Year:   2019  2013  2007  2004  1999 

There is evidence that exposure to certain aromatic hydrocarbons, such as polychlorinated biphenyls (PCBs), can be implicated in the development of cardiovascular diseases such as atherosclerosis. Little is known about the mechanisms underlying the atherogenic potential of these aromatic hydrocarbons. Endothelial cell dysfunction is a critical event in the initiation and acceleration of atherosclerotic lesion formation. Because of its constant exposure to environmental contaminants and other blood components, including dietary lipids and prooxidants, the vascular endothelium is extremely vulnerable to chemical insult, as well as to necrotic and apoptotic injury. There is evidence that an increase in cellular oxidative stress and an imbalance in antioxidant status are critical events in PCB-mediated endothelial cell dysfunction. Project investigators propose that nutrition, and in particular dietary fat and antioxidant nutrients, can modify the atherogenic potential as well as cytotoxicity of PCBs. Results from this work will provide valuable information towards therapeutic nutrition intervention for populations at or near Superfund sites.
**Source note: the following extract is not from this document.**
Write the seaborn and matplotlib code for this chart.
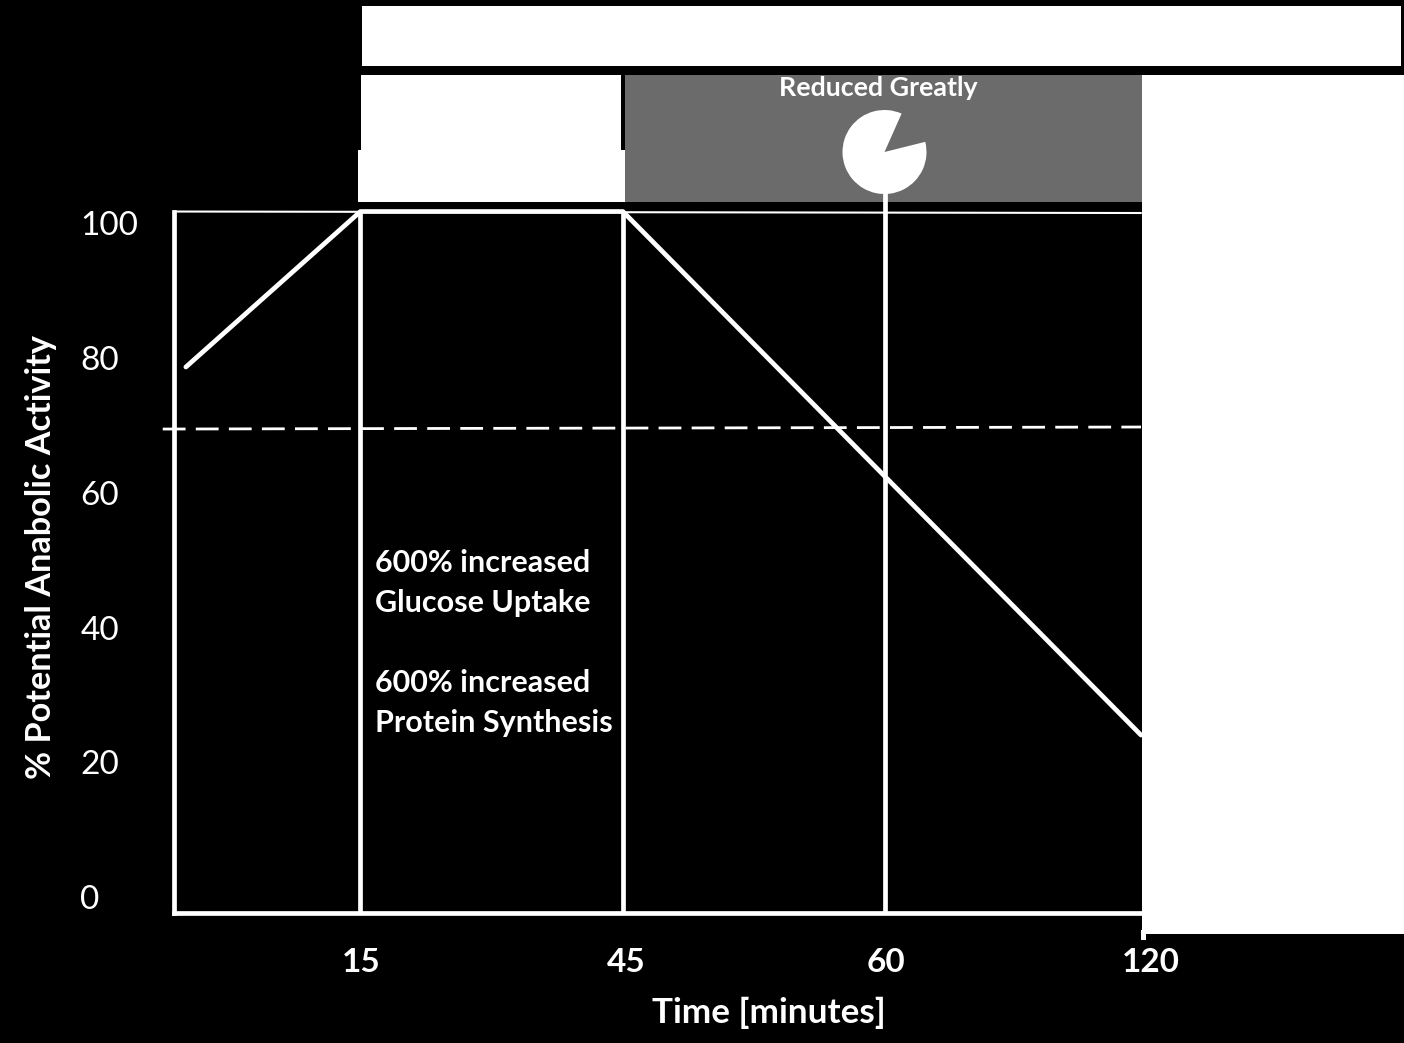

Researchers have demonstrated that PCBs, and especially PCBs which are AhR agonists, can activate vascular endothelial cells and that specific fats can further increase PCB-induced endothelial dysfunction, probably by contributing to oxidative stress and the production of toxic lipid metabolites. A subsequent imbalance in cellular oxidative stress/antioxidant status can activate oxidative stress- or redox-sensitive transcription factors, which in turn can promote gene expression for inflammatory cytokines and adhesion molecules, and thus intensify an inflammatory response and endothelial cell dysfunction. Data also suggest that antioxidant nutrients (such as vitamin E) can protect against PCB-induced cell damage by interfering with signaling pathways of necrotic and apoptotic endothelial cell death.

These data provide evidence that nutrition can modulate the cytotoxicity of PCBs. The findings also suggest that diets high in antioxidant nutrients may protect against diseases of the vasculature, e.g., cardiovascular disease, which can be triggered by exposure to specific environmental contaminants such as PCBs.